The case against the system started after the unfortunate death of Bernard Loiseu, a French chef who rose to fame in the culinary world, earning three Michelin stars for his restaurant La Côte d'Or. However, in 2003, Loiseau committed suicide, leaving behind a note that reportedly expressed his fears of losing one of his stars. His death sparked a heated debate about the intense pressure faced by Michelin-starred chefs and the impact of the guide's rating system on their well-being. Some called for changes to the way Michelin stars are awarded, arguing that the intense pressure to maintain them can have serious negative consequences. Loiseau's death was a shocking event in the culinary world, raising questions about the role of Michelin and other culinary guides in promoting high-stress and unsustainable environments for chefs.

The stress is not only psychological but also monetary. Costs for ingredients, kitchen equipment, staff training, and R&D are all substantially amplified when a restaurant aims for, or is trying to maintain, a Michelin star. It is not uncommon for eateries to fail or go into debt because they try too hard to meet the rigorous standards set by the committee.

The anonymity of the inspections also adds an extra layer of stress, as chefs never know when they will be visited by the inspectors, adding to the constant pressure to maintain the highest level of culinary excellence at all times. 

Furthermore, there have been criticisms of the guide's rating system, with some suggesting that it's not always fair and objective, with personal bias creeping in, and that it doesn’t take into account the true diversity of local cuisine. It also tends to favor traditional and luxury restaurants over more modern and affordable ones, which can affect the restaurant industry as a whole.

The Michelin Guide has also been criticized for being too rigid and not taking into account the unique cultural, economic, and environmental circumstances that affect individual restaurants. This can make it difficult for chefs to maintain the standards that are expected of them, especially for those who want to innovate or experiment with new techniques and ingredients.

There is no better representation of these accusations than the "Cheddargate" scandal that took place just a few years ago in 2019. French chef Marc Veyrat, who owns the two-starred La Maison des Bois, filed a legal suit against the Michelin guide following the loss of one of his three Michelin stars. He argued that the decision was based on faulty reasoning and that the guide had made an error by identifying cheddar cheese in a soufflé dish, which he insisted was made using Reblochon, Beaufort, and Tomme varieties of cheese.

The case caused a stir in the culinary world, with many prominent chefs and critics speaking out in support of Veyrat and criticizing the guide's inspection process. As a result of the controversy, the guide has been met with criticism for its selection process and lack of transparency in the way it evaluates and rates restaurants. Michelin defended their decision, stating the inspection was anonymous and relied on the sensory evaluation. The case would come to a close with Veyrat’s defeat and the guide maintaining the restaurant’s two-star rating.

It's not to say that Michelin stars are a bad thing in themselves; they are important recognition for the hard work of many chefs and an opportunity to gain recognition, prestige, and better revenue.
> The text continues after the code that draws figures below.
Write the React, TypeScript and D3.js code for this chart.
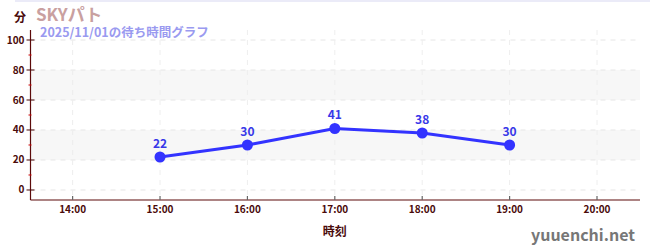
import React from "react";
import * as d3 from "d3";

const hours = [15, 16, 17, 18, 19];
const waits = [22, 30, 41, 38, 30];
const xTickHours = [14, 15, 16, 17, 18, 19, 20];
const yTicks = [0, 20, 40, 60, 80, 100];
const yMinorTicks = [10, 30, 50, 70, 90];
const bands = [[20, 40], [60, 80]];

const FONT = "'Noto Sans CJK JP', 'Noto Sans', sans-serif";

export default function App() {
  const W = 650, H = 250;
  const left = 30.5, right = 640, top = 30, bottom = 200;
  const x = d3.scaleLinear().domain([13.518, 20.492]).range([left, right]);
  const y = d3.scaleLinear().domain([-6.67, 106.67]).range([bottom, top]);
  const line = d3.line<number>().x((_, i) => x(hours[i])).y((d) => y(d));
  const axisColor = "#5c0a0a";
  const textColor = "#4a0a0a";
  return (
    <svg width={W} height={H} style={{ position: "absolute", left: 0, top: 0, background: "#fff" }} fontFamily={FONT}>
      <line x1={15} x2={650} y1={1} y2={1} stroke="#e4e4f6" strokeWidth={1.5} />
      {bands.map(([a, b], i) => (
        <rect key={i} x={left} y={y(b)} width={right - left} height={y(a) - y(b)} fill="#f7f7f7" />
      ))}
      {yTicks.map((t) => (
        <line key={"gy" + t} x1={left} x2={right} y1={y(t)} y2={y(t)} stroke="#e6e6e6" strokeDasharray="5,5" />
      ))}
      {xTickHours.map((h) => (
        <line key={"gx" + h} x1={x(h)} x2={x(h)} y1={top} y2={bottom} stroke="#eeeeee" strokeDasharray="5,5" />
      ))}
      <line x1={left} x2={left} y1={top} y2={bottom} stroke={axisColor} strokeWidth={1.2} />
      <line x1={left} x2={right} y1={bottom} y2={bottom} stroke={axisColor} strokeWidth={1.2} />
      {yTicks.map((t) => (
        <g key={"yt" + t}>
          <line x1={left - 4} x2={left + 4} y1={y(t)} y2={y(t)} stroke={textColor} />
          <text x={left - 6} y={y(t)} dy="0.35em" textAnchor="end" fontSize={10} fontWeight="bold" fill={textColor}>{t}</text>
        </g>
      ))}
      {yMinorTicks.map((t) => (
        <line key={"ym" + t} x1={left - 2} x2={left + 1} y1={y(t)} y2={y(t)} stroke="#cc0000" />
      ))}
      {xTickHours.map((h) => (
        <g key={"xt" + h}>
          <line x1={x(h)} x2={x(h)} y1={bottom - 4} y2={bottom} stroke="#666" strokeWidth={1.2} />
          <text x={x(h)} y={bottom + 13} textAnchor="middle" fontSize={10} fontWeight="bold" fill={textColor}>{h}:00</text>
        </g>
      ))}
      <text x={x(17)} y={236} textAnchor="middle" fontSize={12} fontWeight="bold" fill={textColor}>時刻</text>
      <text x={14} y={22} fontSize={12} fontWeight="bold" fill={textColor}>分</text>
      <text x={36} y={21} fontSize={17} fontWeight="bold" fill="#c9a0a0">SKYパト</text>
      <text x={40} y={37} fontSize={12.5} fontWeight="bold" fill="#9a9af0">2025/11/01の待ち時間グラフ</text>
      <path d={line(waits) || ""} fill="none" stroke="#3333ff" strokeWidth={3} />
      {waits.map((v, i) => (
        <g key={"p" + i}>
          <circle cx={x(hours[i])} cy={y(v)} r={5.5} fill="#3333ff" />
          <text x={x(hours[i])} y={y(v) - 9} textAnchor="middle" fontSize={12} fontWeight="bold" fill="#3838e8">{v}</text>
        </g>
      ))}
      <text x={635} y={241} textAnchor="end" fontSize={16} fontWeight="bold" fill="#777">yuuenchi.net</text>
    </svg>
  );
}
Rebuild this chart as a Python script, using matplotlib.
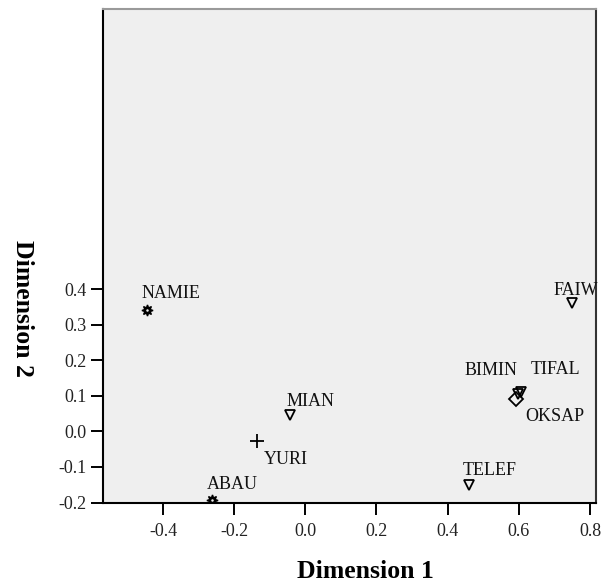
import numpy as np
import matplotlib.pyplot as plt

# Coordenadas de los objetos en las dos dimensiones
nombres = ['NAMIE', 'MIAN', 'YURI', 'ABAU', 'FAIW', 'BIMIN', 'TIFAL', 'OKSAP', 'TELEF']
dim1 = [-0.444, -0.044, -0.136, -0.262, 0.749, 0.598, 0.606, 0.592, 0.461]
dim2 = [0.340, 0.046, -0.027, -0.194, 0.361, 0.106, 0.111, 0.092, -0.152]
grupo = ['estrella', 'triangulo', 'cruz', 'estrella', 'triangulo',
         'triangulo', 'triangulo', 'rombo', 'triangulo']

# Desplazamiento de cada etiqueta respecto a su punto (pixeles)
desplaz = {
    'NAMIE': (-6, 12), 'MIAN': (-3, 9), 'YURI': (7, -23), 'ABAU': (-5, 11),
    'FAIW': (-18, 8), 'BIMIN': (-54, 19), 'TIFAL': (10, 18),
    'OKSAP': (9, -22), 'TELEF': (-7, 10),
}

estilos = {
    'estrella': dict(marker=(8, 1, 0), ms=8, mfc='black', mec='black', mew=1.0),
    'triangulo': dict(marker='v', ms=7.5, mfc='none', mec='black', mew=1.3),
    'cruz': dict(marker='+', ms=10, mec='black', mew=1.3),
    'rombo': dict(marker='D', ms=7.5, mfc='none', mec='black', mew=1.3),
}

plt.rcParams['font.family'] = ['Liberation Serif', 'DejaVu Serif']

fig = plt.figure(figsize=(6.03, 5.83), dpi=100)
ax = fig.add_axes([0.170, 0.138, 0.819, 0.846])
ax.set_facecolor('#efefef')

for x, y, g in zip(dim1, dim2, grupo):
    ax.plot(x, y, linestyle='none', **estilos[g])
    if g == 'estrella':
        ax.plot(x, y, 'o', ms=1.8, mfc='#efefef', mec='none')

for n, x, y in zip(nombres, dim1, dim2):
    dx, dy = desplaz[n]
    ax.annotate(n, (x, y), xytext=(dx, dy), textcoords='offset pixels',
                ha='left', va='baseline', fontsize=13, color='#111111')

ax.set_xlim(-0.570, 0.818)
ax.set_ylim(-0.198, 1.186)
ax.set_xticks(np.arange(-0.4, 0.81, 0.2))
ax.set_yticks(np.arange(-0.2, 0.41, 0.1))
ax.xaxis.set_major_formatter(plt.FormatStrFormatter('%.1f'))
ax.yaxis.set_major_formatter(plt.FormatStrFormatter('%.1f'))
ax.tick_params(length=8.5, width=1.4, labelsize=13, pad=3, labelcolor='#222222')
ax.tick_params(axis='x', pad=6)

ax.spines['left'].set_linewidth(1.5)
ax.spines['bottom'].set_linewidth(1.5)
ax.spines['top'].set_color('#9a9a9a')
ax.spines['top'].set_linewidth(1.5)
ax.spines['right'].set_color('#333333')
ax.spines['right'].set_linewidth(1.5)

fig.text(365 / 603, 1 - 571 / 583, 'Dimension 1', ha='center', va='center',
         fontsize=18.5, fontweight='bold')
fig.text(22 / 603, 1 - 308 / 583, 'Dimension 2', ha='center', va='center',
         rotation=-90, fontsize=18.5, fontweight='bold')

fig.savefig('out.png', dpi=100)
But the pressure and system that come with it can have negative consequences for the chefs and their teams, as well as for the fine dining industry in general.

In recent years, there has been a growing trend in the food and beverage industry of chefs and restaurateurs moving away from the traditional focus on Michelin stars and other traditional forms of recognition. Instead, they are embracing a more holistic approach to their craft that values not just culinary excellence but also sustainability, community engagement, and a sense of purpose. While a Michelin star can be a great achievement, it's important to remember that there are many other ways to recognize and appreciate culinary excellence and that the true value of a restaurant is in the unique experience and memories it creates for its customers.